*Information supplied*.
-----

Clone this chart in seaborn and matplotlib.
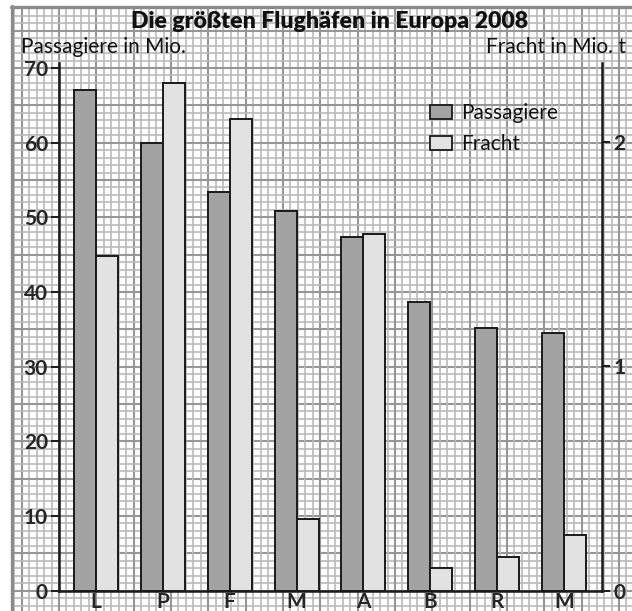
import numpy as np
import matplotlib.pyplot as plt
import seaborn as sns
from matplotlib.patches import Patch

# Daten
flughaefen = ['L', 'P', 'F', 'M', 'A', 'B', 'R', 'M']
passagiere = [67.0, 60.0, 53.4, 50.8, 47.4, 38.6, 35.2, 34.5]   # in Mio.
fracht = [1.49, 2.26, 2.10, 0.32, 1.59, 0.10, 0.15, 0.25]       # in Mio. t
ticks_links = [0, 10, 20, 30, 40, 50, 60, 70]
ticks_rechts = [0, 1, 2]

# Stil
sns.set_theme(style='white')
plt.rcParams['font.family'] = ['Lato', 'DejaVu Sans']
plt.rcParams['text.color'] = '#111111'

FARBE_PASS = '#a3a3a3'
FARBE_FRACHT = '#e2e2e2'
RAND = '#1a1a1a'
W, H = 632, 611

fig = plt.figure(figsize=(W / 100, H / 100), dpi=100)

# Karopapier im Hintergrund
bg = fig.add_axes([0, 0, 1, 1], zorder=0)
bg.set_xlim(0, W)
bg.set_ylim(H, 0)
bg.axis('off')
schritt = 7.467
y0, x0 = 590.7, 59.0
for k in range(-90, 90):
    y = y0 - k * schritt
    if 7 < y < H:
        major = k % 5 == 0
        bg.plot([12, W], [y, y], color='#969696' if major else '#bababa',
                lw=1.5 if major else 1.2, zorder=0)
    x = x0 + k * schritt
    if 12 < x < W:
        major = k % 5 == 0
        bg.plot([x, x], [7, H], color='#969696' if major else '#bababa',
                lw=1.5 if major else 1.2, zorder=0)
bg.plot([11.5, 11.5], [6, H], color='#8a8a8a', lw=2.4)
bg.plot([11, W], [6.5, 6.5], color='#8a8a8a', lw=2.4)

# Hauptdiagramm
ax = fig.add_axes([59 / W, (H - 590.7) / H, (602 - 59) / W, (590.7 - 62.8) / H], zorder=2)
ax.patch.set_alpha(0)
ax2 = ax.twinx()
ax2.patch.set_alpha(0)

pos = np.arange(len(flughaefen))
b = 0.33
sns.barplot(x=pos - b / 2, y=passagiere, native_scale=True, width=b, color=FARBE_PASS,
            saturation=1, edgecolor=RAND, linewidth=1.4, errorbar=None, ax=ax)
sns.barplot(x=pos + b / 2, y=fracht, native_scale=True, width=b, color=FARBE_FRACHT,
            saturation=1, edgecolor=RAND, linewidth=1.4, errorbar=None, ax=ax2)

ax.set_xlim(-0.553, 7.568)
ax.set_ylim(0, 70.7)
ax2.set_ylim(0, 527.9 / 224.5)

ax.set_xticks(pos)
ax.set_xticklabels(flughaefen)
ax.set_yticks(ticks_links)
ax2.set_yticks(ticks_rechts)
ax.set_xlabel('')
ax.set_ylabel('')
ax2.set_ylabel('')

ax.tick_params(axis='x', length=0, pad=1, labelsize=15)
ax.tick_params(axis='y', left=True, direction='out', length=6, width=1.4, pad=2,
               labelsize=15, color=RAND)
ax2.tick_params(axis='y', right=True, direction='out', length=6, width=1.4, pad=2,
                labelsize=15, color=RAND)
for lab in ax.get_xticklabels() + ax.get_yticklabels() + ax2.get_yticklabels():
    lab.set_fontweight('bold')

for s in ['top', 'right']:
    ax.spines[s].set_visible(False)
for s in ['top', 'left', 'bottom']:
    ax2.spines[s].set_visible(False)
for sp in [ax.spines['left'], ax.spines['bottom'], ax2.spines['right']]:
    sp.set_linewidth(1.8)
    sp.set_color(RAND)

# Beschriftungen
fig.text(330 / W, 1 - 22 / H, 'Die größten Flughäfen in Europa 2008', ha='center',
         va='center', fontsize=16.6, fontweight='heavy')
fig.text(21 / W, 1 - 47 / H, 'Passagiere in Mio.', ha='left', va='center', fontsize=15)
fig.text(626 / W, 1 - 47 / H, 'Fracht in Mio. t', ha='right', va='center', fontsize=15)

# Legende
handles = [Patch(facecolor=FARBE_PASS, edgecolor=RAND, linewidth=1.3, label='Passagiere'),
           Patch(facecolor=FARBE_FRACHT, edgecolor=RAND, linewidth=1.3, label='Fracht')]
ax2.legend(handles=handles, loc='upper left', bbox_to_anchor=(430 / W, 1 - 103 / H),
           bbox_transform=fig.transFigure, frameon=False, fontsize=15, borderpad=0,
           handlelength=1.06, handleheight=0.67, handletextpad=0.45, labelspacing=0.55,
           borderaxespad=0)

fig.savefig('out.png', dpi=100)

-----

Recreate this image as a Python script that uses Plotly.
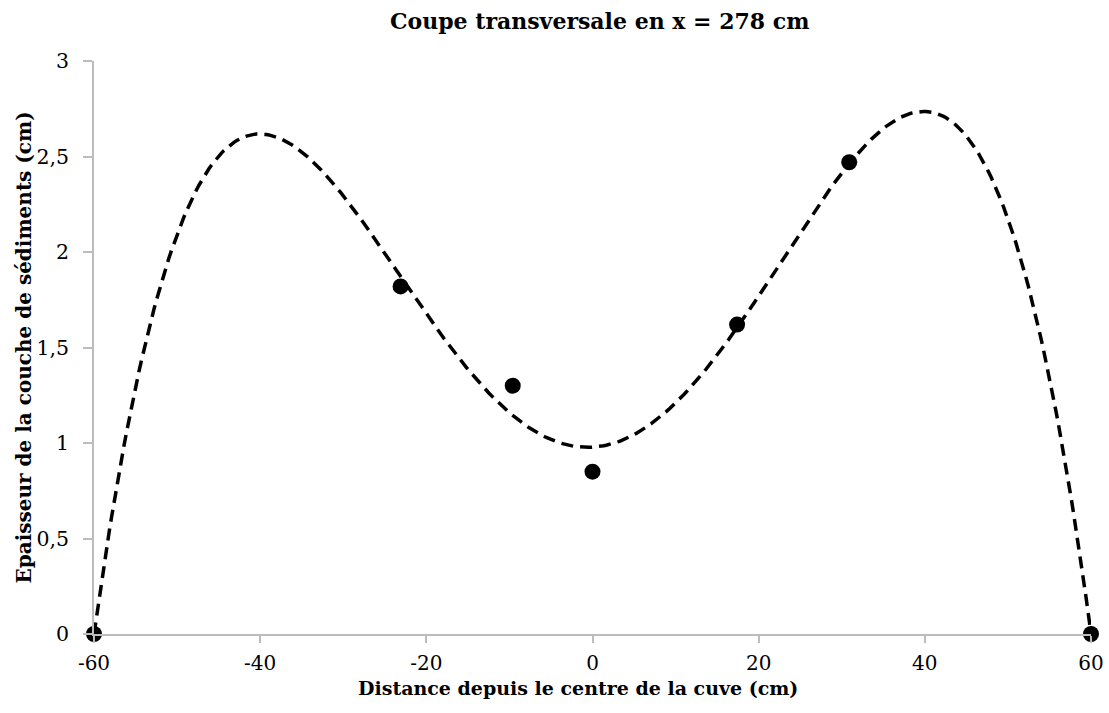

-----

*Exercise details*. Look above for the line with "Clone this chart in seaborn and matplotlib."; quote it and every line after it, stopping after the line with "fig = plt.figure(figsize=(W", exactly, with nothing added and without pictures.

*Answer to this problem*.
Clone this chart in seaborn and matplotlib.
import numpy as np
import matplotlib.pyplot as plt
import seaborn as sns
from matplotlib.patches import Patch

# Daten
flughaefen = ['L', 'P', 'F', 'M', 'A', 'B', 'R', 'M']
passagiere = [67.0, 60.0, 53.4, 50.8, 47.4, 38.6, 35.2, 34.5]   # in Mio.
fracht = [1.49, 2.26, 2.10, 0.32, 1.59, 0.10, 0.15, 0.25]       # in Mio. t
ticks_links = [0, 10, 20, 30, 40, 50, 60, 70]
ticks_rechts = [0, 1, 2]

# Stil
sns.set_theme(style='white')
plt.rcParams['font.family'] = ['Lato', 'DejaVu Sans']
plt.rcParams['text.color'] = '#111111'

FARBE_PASS = '#a3a3a3'
FARBE_FRACHT = '#e2e2e2'
RAND = '#1a1a1a'
W, H = 632, 611

fig = plt.figure(figsize=(W / 100, H / 100), dpi=100)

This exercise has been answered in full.